Telle qu’elle est, toutefois, la publication de M. Foerster ne manque pas d’intérêt. Si ce n’est un roman par l’auteur d'Hesperus et de Siebenkaes, c’est du moins un supplément curieux aux fantaisies du poétique écrivain. Les fragmens rassemblés par M. Foerster sont de tout genre ; il y en a de gais, il y en a de sérieux ; il y a des bouffonneries intrépides et à côté de très graves méditations. Un des morceaux les plus vifs est celui qui porte ce titre : Seconde partie de la comédie bavaroise. La plaisanterie de Jean-Paul s’y émancipe plus que jamais et part au galop, la bride sur le cou : l’auteur veut tracer une sanglante satire de Munich, et sa verve hardie ne recule pas devant les plus cyniques inventions. Tournez la page, vous trouverez quelque série de maximes sur les sujets les plus sévères. Puis, ce sont continuellement les titres bizarres, les étiquettes extravagantes que Jean-Paul affectionne, plumes de l’aile, plumes de la queue, etc. Malgré cette variété singulière, peut-être trouvera-t-on que la préface citée plus haut n’est pas complètement justifiée. C’est à Jean-Paul surtout qu’il faut appliquer le mot spirituel de M. Royer-Collard : « On s’attend à de l’imprévu. » Ici, on devait s’y attendre doublement après les promesses de la préface. Certes, si Jean-Paul eût composé lui-même ce dernier ouvrage, s’il eût pu conduire en personne ce sabbat, ce charivari, cette danse éperdue dont il parle, la scène eût été plus vive et plus étourdissante. Remercions cependant l’habile éditeur à qui nous devons cette communication précieuse, et espérons que ce ne sera pas la dernière.

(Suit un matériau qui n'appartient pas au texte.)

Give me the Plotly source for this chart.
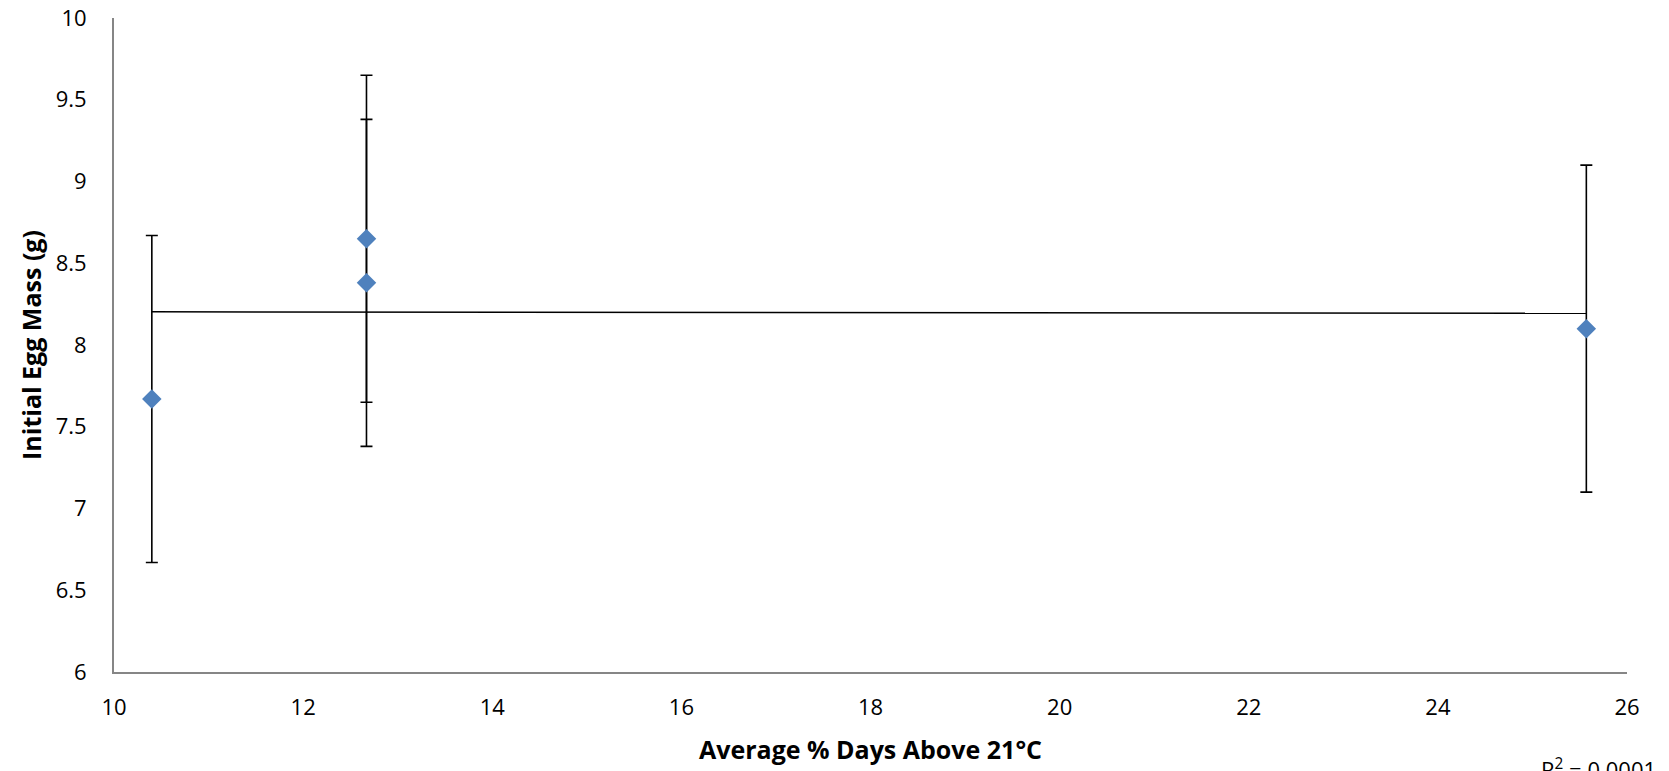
import numpy as np
import plotly.graph_objects as go

# Data
days_above_21 = [10.4, 12.67, 12.67, 25.57]
egg_mass = [7.67, 8.65, 8.38, 8.10]
egg_mass_err = [1.0, 1.0, 1.0, 1.0]

x_ticks = [10, 12, 14, 16, 18, 20, 22, 24, 26]
y_ticks = [6, 6.5, 7, 7.5, 8, 8.5, 9, 9.5, 10]

FONT = "Open Sans"

# Linear trendline computed from the data
xa = np.array(days_above_21)
ya = np.array(egg_mass)
slope, intercept = np.polyfit(xa, ya, 1)
pred = slope * xa + intercept
r2 = 1 - np.sum((ya - pred) ** 2) / np.sum((ya - ya.mean()) ** 2)
trend_x = [xa.min(), xa.max()]
trend_y = [slope * v + intercept for v in trend_x]

fig = go.Figure()

fig.add_trace(go.Scatter(
    x=days_above_21, y=egg_mass, mode="markers",
    marker=dict(symbol="diamond", size=15, color="#4F81BD"),
    error_y=dict(type="data", array=egg_mass_err, visible=True,
                 color="black", thickness=1.6, width=6),
    showlegend=False,
))

fig.add_trace(go.Scatter(
    x=trend_x, y=trend_y, mode="lines",
    line=dict(color="black", width=1.5),
    showlegend=False, hoverinfo="skip",
))

fig.update_layout(
    width=1669, height=771,
    margin=dict(l=114, r=42, t=18, b=99),
    paper_bgcolor="white", plot_bgcolor="white",
    font=dict(family=FONT, size=22, color="black"),
    xaxis=dict(
        range=[10, 26], tickvals=x_ticks, ticktext=[str(v) for v in x_ticks],
        showgrid=False, zeroline=False, showline=True, automargin=False,
        linecolor="#868686", linewidth=2, ticks="",
        tickfont=dict(family=FONT, size=22), ticklabelstandoff=15,
        title=dict(text="<b>Average % Days Above 21°C</b>",
                   font=dict(family=FONT, size=25), standoff=21),
    ),
    yaxis=dict(
        range=[6, 10], tickvals=y_ticks, ticktext=[f"{v:g}" for v in y_ticks],
        showgrid=False, zeroline=False, showline=True, automargin=False,
        linecolor="#868686", linewidth=2, ticks="",
        tickfont=dict(family=FONT, size=22), ticklabelstandoff=21,
        title=dict(text="<b>Initial Egg Mass (g)</b>",
                   font=dict(family=FONT, size=25), standoff=7),
    ),
    annotations=[dict(
        text=f"R<sup>2</sup> = {r2:.4f}",
        xref="paper", yref="paper", x=0.942, y=-0.121,
        xanchor="left", yanchor="top", showarrow=False,
        font=dict(family=FONT, size=22, color="black"),
    )],
)

fig.write_html("out.html")
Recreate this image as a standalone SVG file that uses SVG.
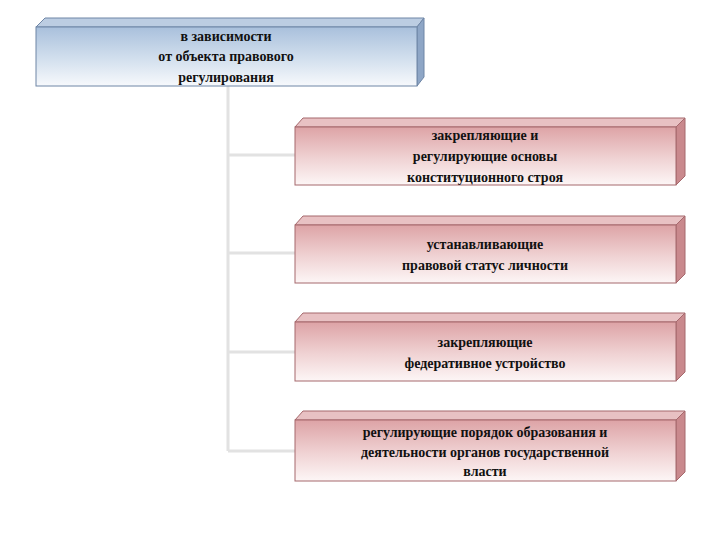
<svg xmlns="http://www.w3.org/2000/svg" width="720" height="540" viewBox="0 0 720 540">
<defs>
<linearGradient id="gb" x1="0" y1="0" x2="0" y2="1"><stop offset="0" stop-color="#a9c0dc"/><stop offset="0.55" stop-color="#d3e0ee"/><stop offset="1" stop-color="#f7f9fc"/></linearGradient>
<linearGradient id="gr" x1="0" y1="0" x2="0" y2="1"><stop offset="0" stop-color="#dda3a6"/><stop offset="0.55" stop-color="#f0d3d4"/><stop offset="1" stop-color="#fdf6f6"/></linearGradient>
</defs>
<style>
.t{font-family:"Liberation Serif",serif;font-weight:bold;font-size:14px;fill:#111;text-anchor:middle}
.fb{fill:url(#gb);stroke:#6f86a6;stroke-width:1}
.tb{fill:#bccde2;stroke:#6f86a6;stroke-width:1}
.sb{fill:#8ea6c6;stroke:#6f86a6;stroke-width:1}
.fr{fill:url(#gr);stroke:#a5686c;stroke-width:1}
.tr{fill:#e8c1c3;stroke:#a5686c;stroke-width:1}
.sr{fill:#c9898d;stroke:#a5686c;stroke-width:1}
.c{fill:none;stroke:#e2e2e2;stroke-width:3}
</style>
<rect width="720" height="540" fill="#fff"/>
<g id="connectors">
<path class="c" d="M228 86 V451 M228 155 H295 M228 253 H295 M228 352 H295 M228 451 H295"/>
</g>
<g id="root">
<polygon class="tb" points="36,27 45,18 424,18 417,27"/>
<polygon class="sb" points="417,27 424,18 424,77 417,86"/>
<rect class="fb" x="36" y="27" width="381" height="59"/>
<text class="t" x="226" y="41">в зависимости</text>
<text class="t" x="226" y="61">от объекта правового</text>
<text class="t" x="226" y="82">регулирования</text>
</g>
<g id="n1">
<polygon class="tr" points="295,127 303,118 685,118 676,127"/>
<polygon class="sr" points="676,127 685,118 685,176 676,185"/>
<rect class="fr" x="295" y="127" width="381" height="58"/>
<text class="t" x="485" y="140">закрепляющие и</text>
<text class="t" x="485" y="161">регулирующие основы</text>
<text class="t" x="485" y="182">конституционного строя</text>
</g>
<g id="n2">
<polygon class="tr" points="295,225 303,216 685,216 676,225"/>
<polygon class="sr" points="676,225 685,216 685,274 676,283"/>
<rect class="fr" x="295" y="225" width="381" height="58"/>
<text class="t" x="485" y="249">устанавливающие</text>
<text class="t" x="485" y="270">правовой статус личности</text>
</g>
<g id="n3">
<polygon class="tr" points="295,322 303,313 685,313 676,322"/>
<polygon class="sr" points="676,322 685,313 685,372 676,381"/>
<rect class="fr" x="295" y="322" width="381" height="59"/>
<text class="t" x="485" y="347">закрепляющие</text>
<text class="t" x="485" y="368">федеративное устройство</text>
</g>
<g id="n4">
<polygon class="tr" points="295,420 303,411 685,411 676,420"/>
<polygon class="sr" points="676,420 685,411 685,472 676,481"/>
<rect class="fr" x="295" y="420" width="381" height="61"/>
<text class="t" x="485" y="437">регулирующие порядок образования и</text>
<text class="t" x="485" y="457">деятельности органов государственной</text>
<text class="t" x="485" y="476">власти</text>
</g>
</svg>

LES VOISINS, par Frédérique Bremer, traduit de l’allemand sur la seconde édition[1]. — Le nom de Mlle Bremer, à peine connu en France, est depuis long-temps célèbre en Angleterre et en Allemagne. Chaque production nouvelle de l’écrivain suédois retrouve à Berlin et à Londres les lecteurs empressés qui l’ont accueillie à Stockholm. La renommée de l’auteur des Voisins a passé les mers, et il n’est pas à cette heure de romancier plus goûté aux États-Unis. Un succès si général pourrait nous surprendre si nous cherchions à l’expliquer par des causes purement littéraires. On remarque, il est vrai, dans les romans de Mlle Bremer, un mélange peu commun de finesse et de grace, d’enjouement et de sensibilité ; une ame tendre et sérieuse a

  1. Deux vol. in-18, chez Waille, rue Cassette.